I'm going to guess there is a thread somewhere here about this. But I would like to know...
Why is it that no NDE ever is someone coming back and saying, yep there was nothing there. Why is that?
We had just moved to a new house in a new state. Our budget was at all time low. And the bathtub suddenly refused to work. I was sitting on the edge of the tub in tears thinking that if I lived in another state and my grandfather was still alive, he would have been able to help me.
Then, in my head, I heard my grandfather's voice. "I can still help you." He said I needed a couple of tools, one a screwdriver (I knew what that was) and one I had no clue of. He said I could find the second tool in a box in the garage. (Great. The garage was still piled with boxes of low priority that had not been unpacked.) Grandpa was not perturbed. I went to the garage and Grandpa directed me to a box and pointed out the tool I needed. (I just knew by looking at a certain box and a certain tool.)
I went back to the tub, and Grandpa directed me in removing a part. He said to take that part to a hardware store--it needed to be replaced. Now, this part looked perfectly fine to me, but then I didn't know what it was supposed to look like. If Grandpa could point out a box that had a tool I needed, I figured I might as well go to the hardware store.
I took the part to the hardware store, and simply said I needed a new one. The man looked at it, started to say it looked fine, then checked himself and said, "You're right. There is a slight crack." He sold me a new one, and I went back home and installed it, this time on my own, since I remembered how I had removed it. The bathtub worked ever after.
I've often thought of this. Was I just desperate? Had I talked myself into finding the logical tools and removing the correct part--I, who knew nothing of bathtub plumbing? (After all, I was pretty good with locks, why not bathtubs?) I knew my grandfather's voice quite well, surely it wouldn't have been hard to imagine. I had been so upset, it doesn't take a professional to point out thinking of my grandfather would have been comforting.
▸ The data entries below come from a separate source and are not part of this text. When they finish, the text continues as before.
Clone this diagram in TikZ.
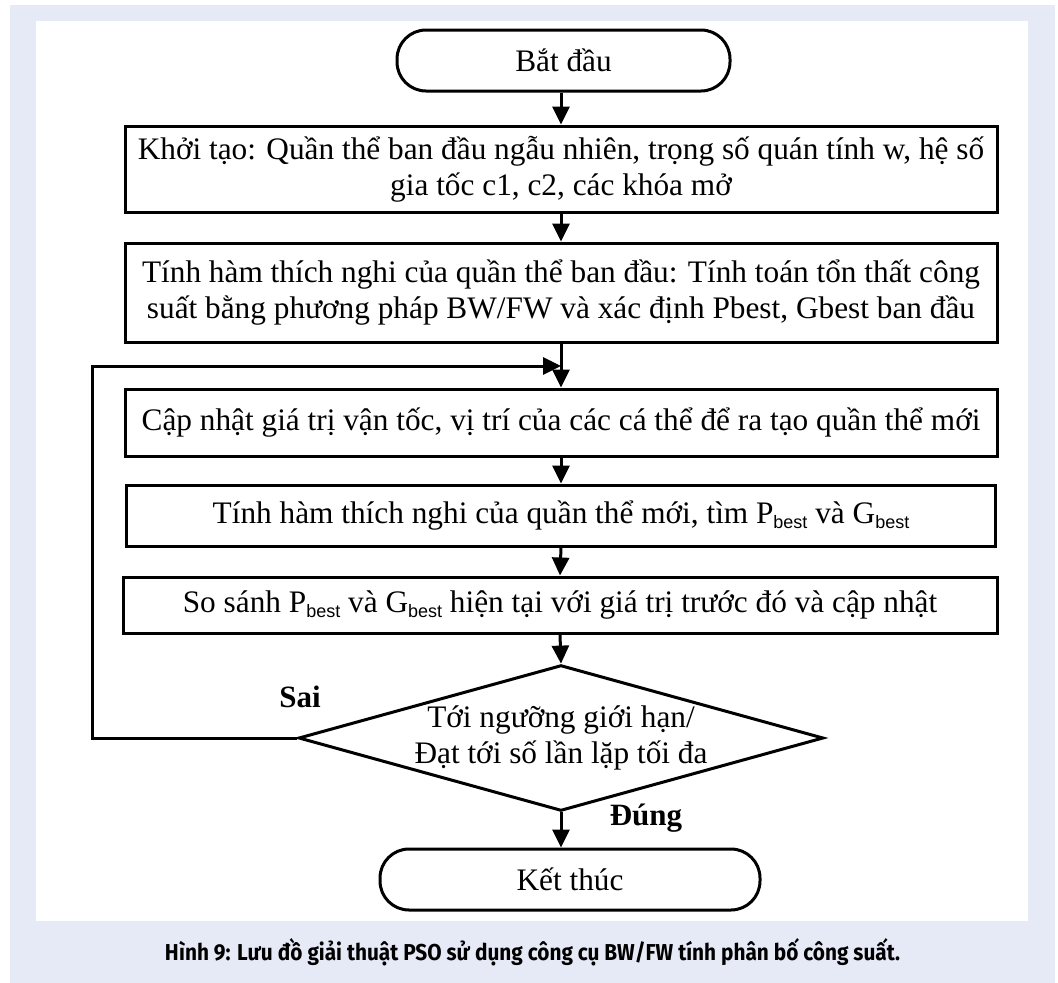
\documentclass[tikz,border=0pt]{standalone}
\usepackage{fontspec}
\usepackage{graphicx}
\usetikzlibrary{arrows.meta,shapes.geometric}
\setmainfont{Liberation Serif}
\newfontfamily\arialfont{Liberation Sans}
\newfontfamily\capfont{Fira Sans}
\definecolor{pagebg}{RGB}{230,234,246}
\newcommand{\sbest}{\raisebox{-5pt}{\arialfont\fontsize{18}{18}\selectfont best}}
\tikzset{
  every node/.style={font=\fontsize{31.3}{36}\selectfont, text=black},
  procbox/.style={draw, line width=3pt, rectangle, inner sep=0pt, align=center},
  termbox/.style={draw, line width=3pt, rectangle, rounded corners=29pt, inner sep=0pt},
  decbox/.style={draw, line width=3pt, diamond, aspect=3.6, inner sep=0pt, align=center},
  arr/.style={line width=3pt, -{Triangle[length=18pt,width=17pt]}},
  lbl/.style={font=\fontsize{31}{32}\selectfont\bfseries}
}
\begin{document}
\begin{tikzpicture}[x=1pt,y=-1pt]
\useasboundingbox (0,0) rectangle (1058,983);
\fill[pagebg] (10,5) rectangle (1055,983);
\fill[white] (36,21) rectangle (1028,921);

\node[termbox, minimum width=333pt, minimum height=61pt] (start) at (563.5,60.5) {Bắt đầu};
\node[procbox, minimum width=872pt, minimum height=86pt] (b1) at (561,169)
  {Khởi tạo: Quần thể ban đầu ngẫu nhiên, trọng số quán tính w, hệ số\\gia tốc c1, c2, các khóa mở};
\node[procbox, minimum width=872pt, minimum height=99pt] (b2) at (561,292.5)
  {Tính hàm thích nghi của quần thể ban đầu: Tính toán tổn thất công\\suất bằng phương pháp BW/FW và xác định Pbest, Gbest ban đầu};
\node[procbox, minimum width=872pt, minimum height=67pt] (b3) at (561,422.5)
  {Cập nhật giá trị vận tốc, vị trí của các cá thể để ra tạo quần thể mới};
\node[procbox, minimum width=869pt, minimum height=61pt] (b4) at (561,515.5)
  {Tính hàm thích nghi của quần thể mới, tìm P\sbest{} và G\sbest};
\node[procbox, minimum width=874pt, minimum height=56pt] (b5) at (560,605)
  {So sánh P\sbest{} và G\sbest{} hiện tại với giá trị trước đó và cập nhật};
\node[decbox, minimum width=520pt, minimum height=144pt] (d) at (561,738)
  {Tới ngưỡng giới hạn/\\Đạt tới số lần lặp tối đa};
\node[termbox, minimum width=380pt, minimum height=61pt] (end) at (570,879.5) {Kết thúc};

\coordinate (m) at (561,366);
\coordinate (lc) at (92,366);

\draw[arr] (b1.north |- start.south) -- (b1.north);
\draw[arr] (b1.south) -- (b2.north);
\draw[arr] (b2.south) -- (b3.north);
\draw[arr] (b3.south) -- (b4.north);
\draw[arr] (b4.south) -- (b5.north);
\draw[arr] (b5.south) -- (d.north);
\draw[arr] (d.south) -- (d.south |- end.north);
\draw[arr] (d.west) -| (lc) -- (m);

\node[lbl] (sai) at (300,697) {Sai};
\node[lbl] (dung) at (646,818) {Đúng};

\node (cap) at (532.5,952) {\resizebox{735pt}{\height}{\capfont\bfseries\fontsize{23}{26}\selectfont Hình 9: Lưu đồ giải thuật PSO sử dụng công cụ BW/FW tính phân bố công suất.}};
\end{tikzpicture}
\end{document}
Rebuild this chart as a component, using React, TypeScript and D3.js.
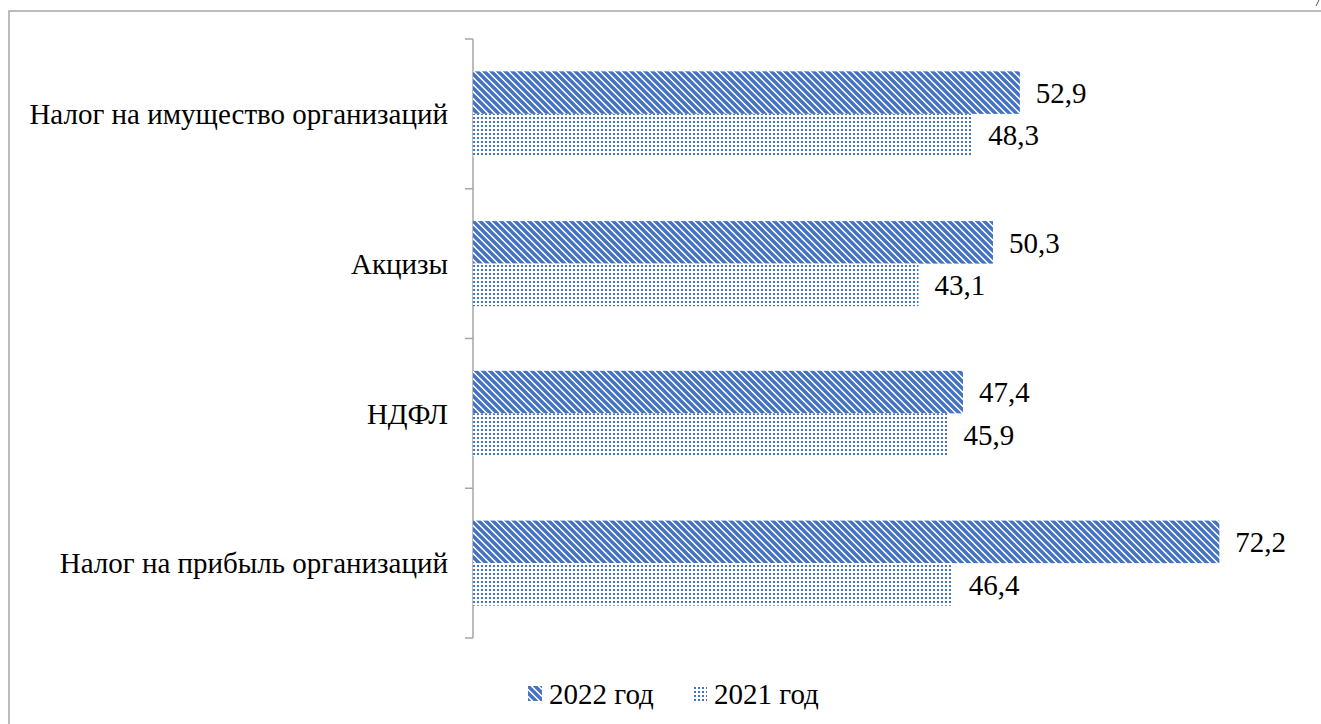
import React, { useEffect, useRef } from "react";
import * as d3 from "d3";

// Данные диаграммы
const categories = [
	"Налог на имущество организаций",
	"Акцизы",
	"НДФЛ",
	"Налог на прибыль организаций",
];
const seriesNames = ["2022 год", "2021 год"];
const values2022 = [52.9, 50.3, 47.4, 72.2];
const values2021 = [48.3, 43.1, 45.9, 46.4];
const xDomainMax = 80;

const BLUE = "#4472C4";
const AXIS = "#A6A6A6";
const FONT = "Liberation Serif, Tinos, Times New Roman, DejaVu Serif, serif";

export default function App() {
	const svgRef = useRef<SVGSVGElement | null>(null);

	useEffect(() => {
		if (!svgRef.current) return;
		const svg = d3.select(svgRef.current);
		svg.selectAll("*").remove();

		const width = 1321;
		const height = 724;
		svg.attr("width", width).attr("height", height).style("font-family", FONT);

		// Узоры заливки
		const defs = svg.append("defs");
		const stripe = defs
			.append("pattern")
			.attr("id", "p2022")
			.attr("patternUnits", "userSpaceOnUse")
			.attr("width", 7)
			.attr("height", 7);
		stripe.append("rect").attr("width", 7).attr("height", 7).attr("fill", "#fff");
		stripe
			.append("path")
			.attr("d", "M-1,-1 L8,8 M-4.5,2.5 L1,8 M2.5,-4.5 L8,1")
			.attr("stroke", BLUE)
			.attr("stroke-width", 3.4);

		const dots = defs
			.append("pattern")
			.attr("id", "p2021")
			.attr("patternUnits", "userSpaceOnUse")
			.attr("width", 4)
			.attr("height", 4);
		dots.append("rect").attr("width", 4).attr("height", 4).attr("fill", "#fff");
		dots
			.append("rect")
			.attr("x", 1)
			.attr("y", 1)
			.attr("width", 2)
			.attr("height", 2)
			.attr("fill", BLUE);

		const fills = ["url(#p2022)", "url(#p2021)"];
		const seriesValues = [values2022, values2021];

		// Рамка области диаграммы
		svg
			.append("path")
			.attr("d", `M9,${height + 5} L9,11 L${width + 5},11`)
			.attr("fill", "none")
			.attr("stroke", AXIS)
			.attr("stroke-width", 1.5);
		svg
			.append("path")
			.attr("d", "M1316,6 L1319,0")
			.attr("stroke", "#555")
			.attr("stroke-width", 1);

		// Шкалы
		const axisX = 473;
		const x = d3.scaleLinear().domain([0, xDomainMax]).range([axisX, 1300]);
		const y0 = d3.scaleBand<string>().domain(categories).range([39, 638]).padding(0);
		const y1 = d3
			.scaleBand<string>()
			.domain(seriesNames)
			.range([0, y0.bandwidth()])
			.paddingInner(0)
			.paddingOuter(0.76);

		// Ось категорий
		const axisG = svg.append("g").attr("transform", `translate(${axisX},0)`);
		axisG
			.append("line")
			.attr("x1", 0)
			.attr("x2", 0)
			.attr("y1", 39)
			.attr("y2", 638)
			.attr("stroke", AXIS)
			.attr("stroke-width", 1.5);
		const bounds = [...categories.map((c) => y0(c) as number), 638];
		axisG
			.selectAll(".bound")
			.data(bounds)
			.enter()
			.append("line")
			.attr("x1", -8)
			.attr("x2", 0)
			.attr("y1", (d) => d)
			.attr("y2", (d) => d)
			.attr("stroke", AXIS)
			.attr("stroke-width", 1.5);

		// Подписи категорий
		svg
			.append("g")
			.selectAll("text")
			.data(categories)
			.enter()
			.append("text")
			.attr("x", axisX - 25)
			.attr("y", (d) => (y0(d) as number) + y0.bandwidth() / 2)
			.attr("dy", "0.35em")
			.attr("text-anchor", "end")
			.attr("font-size", 29)
			.attr("fill", "#000")
			.text((d) => d);

		// Столбцы
		const fmt = (v: number) => v.toFixed(1).replace(".", ",");
		seriesNames.forEach((s, si) => {
			const g = svg.append("g");
			const rows = categories.map((c, i) => ({ c, v: seriesValues[si][i] }));
			g.selectAll("rect")
				.data(rows)
				.enter()
				.append("rect")
				.attr("x", x(0))
				.attr("y", (d) => (y0(d.c) as number) + (y1(s) as number))
				.attr("width", (d) => x(d.v) - x(0))
				.attr("height", y1.bandwidth())
				.attr("fill", fills[si]);
			g.selectAll("text")
				.data(rows)
				.enter()
				.append("text")
				.attr("x", (d) => x(d.v) + 16)
				.attr("y", (d) => (y0(d.c) as number) + (y1(s) as number) + y1.bandwidth() / 2)
				.attr("dy", "0.35em")
				.attr("font-size", 29)
				.attr("fill", "#000")
				.text((d) => fmt(d.v));
		});

		// Легенда
		const legendX = [528, 693];
		const legend = svg
			.append("g")
			.selectAll("g")
			.data(seriesNames)
			.enter()
			.append("g")
			.attr("transform", (_, i) => `translate(${legendX[i]},686)`);
		legend
			.append("rect")
			.attr("width", 14)
			.attr("height", 15)
			.attr("fill", (_, i) => fills[i]);
		legend
			.append("text")
			.attr("x", 21)
			.attr("y", 7.5)
			.attr("dy", "0.35em")
			.attr("font-size", 29)
			.attr("fill", "#000")
			.text((d) => d);
	}, []);

	return (
		<div style={{ position: "fixed", left: 0, top: 0, width: 1321, height: 724, background: "#fff" }}>
			<svg ref={svgRef} style={{ display: "block" }}></svg>
		</div>
	);
}
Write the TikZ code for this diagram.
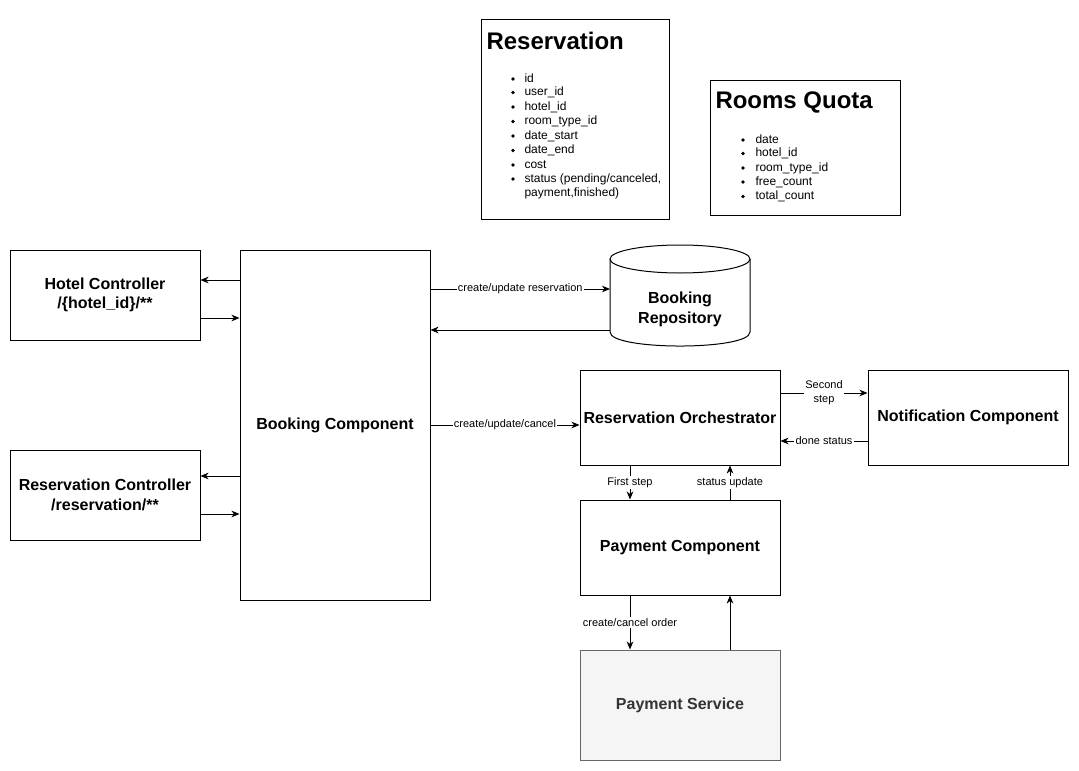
\documentclass[tikz,border=0pt]{standalone}
\usepackage{fontspec}
\setmainfont{Liberation Sans}
\usetikzlibrary{arrows.meta}
\definecolor{psfill}{HTML}{F5F5F5}
\definecolor{psdraw}{HTML}{666666}
\definecolor{pstext}{HTML}{333333}
\begin{document}
\begin{tikzpicture}[x=0.75pt,y=-0.75pt,line width=0.75pt,
  box/.style={draw,inner sep=0pt,align=center,font=\bfseries\fontsize{12}{14.5}\selectfont},
  ctlbox/.style={box,minimum width=142.5pt,minimum height=67.5pt},
  midbox/.style={box,minimum width=150pt,minimum height=71.25pt},
  arr/.style={-{Stealth[length=6pt,width=5pt,inset=1.8pt]}},
  lbl/.style={fill=white,inner sep=1pt,align=center,font=\fontsize{8.25}{10.5}\selectfont},
  item/.style={anchor=west,inner sep=0pt,text height=6.6pt,text depth=1.9pt,font=\fontsize{9}{11}\selectfont},
  ttl/.style={anchor=west,inner sep=0pt,font=\bfseries\fontsize{18}{21}\selectfont}]
\useasboundingbox (0,0) rectangle (1079,771);

% entity boxes
\node[draw,inner sep=0pt,minimum width=141pt,minimum height=150pt] (resbox) at (575,119) {};
\node[ttl] (restitle) at (486,41) {Reservation};
\foreach \t/\y [count=\i] in {id/79,user\_id/92.5,hotel\_id/107,room\_type\_id/121.5,date\_start/136,date\_end/150.5,cost/165}{
  \fill (513,\y) circle[radius=1.9];
  \node[item] (ri\i) at (524,\y) {\t};
}
\fill (513,179) circle[radius=1.9];
\node[item] (ri8) at (524,179) {status (pending/canceled,};
\node[item] (ri9) at (524,193.5) {payment,finished)};

\node[draw,inner sep=0pt,minimum width=142.5pt,minimum height=101.25pt] (qbox) at (805,147.5) {};
\node[ttl] (qtitle) at (715,102) {Rooms Quota};
\foreach \t/\y [count=\i] in {date/140,hotel\_id/153.5,room\_type\_id/168,free\_count/182,total\_count/196.5}{
  \fill (743,\y) circle[radius=1.9];
  \node[item] (qi\i) at (755,\y) {\t};
}

% main boxes
\node[ctlbox] (hc) at (105,295) {Hotel Controller\\/\{hotel\_id\}/**};
\node[ctlbox] (rc) at (105,495) {Reservation Controller\\/reservation/**};
\node[box,minimum width=142.5pt,minimum height=262.5pt] (bc) at (335,425) {Booking Component};
\node[midbox] (orch) at (680,417.5) {Reservation Orchestrator};
\node[midbox] (notif) at (968,417.5) {Notification Component};
\node[midbox] (pay) at (680,547.5) {Payment Component};
\node[box,minimum width=150pt,minimum height=82.5pt,draw=psdraw,fill=psfill,text=pstext] (ps) at (680,705) {Payment Service};

% cylinder
\draw[fill=white] (610,259) -- (610,332) .. controls (610,350.7) and (750,350.7) .. (750,332) -- (750,259);
\draw (680,259) ellipse [x radius=70,y radius=14];
\node[font=\bfseries\fontsize{12}{15}\selectfont,align=center,inner sep=0pt] (repo) at (680,309) {Booking\\Repository};
\coordinate (repoL) at (610,309);

% connectors
\draw[arr] (bc.west |- 0,280) -- (hc.east |- 0,280);
\draw[arr] (hc.east |- 0,318) -- (bc.west |- 0,318);
\draw[arr] (bc.west |- 0,476) -- (rc.east |- 0,476);
\draw[arr] (rc.east |- 0,514) -- (bc.west |- 0,514);

\draw[arr] (bc.east |- 0,289) -- node[lbl] {create/update reservation} (repoL |- 0,289);
\draw[arr] (repoL |- 0,330) -- (bc.east |- 0,330);
\draw[arr] (bc.east |- 0,425) -- node[lbl] {create/update/cancel} (orch.west |- 0,425);

\draw[arr] (orch.east |- 0,393) -- node[lbl] {Second\\step} (notif.west |- 0,393);
\draw[arr] (notif.west |- 0,441) -- node[lbl] {done status} (orch.east |- 0,441);

\draw[arr] (orch.south -| 630,0) -- node[lbl] {First step} (pay.north -| 630,0);
\draw[arr] (pay.north -| 730,0) -- node[lbl] {status update} (orch.south -| 730,0);

\draw[arr] (pay.south -| 630,0) -- node[lbl] {create/cancel order} (ps.north -| 630,0);
\draw[arr] (ps.north -| 730,0) -- (pay.south -| 730,0);
\end{tikzpicture}
\end{document}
Still, finding that tool in that particular out-of-the-way box and taking a particular part to the hardware store were really hard to explain. I mean, if I had opened up all the boxes and tried many different tools before I figured out the correct one...if I had taken several parts to the hardware store...the only reason I chose that box, that tool, that part is because of my grandfather's voice in my head.
Also...my dead grandfather had been an atheist his entire life. And he still sounded as loving as ever...not like he was burning in hell.
Everyone can think of this as they will. Sometimes I lean in one direction, more often in the other. It remains an anecdote that is interesting but in the end proves nothing. Most often I think my grandfather really was on hand to help me.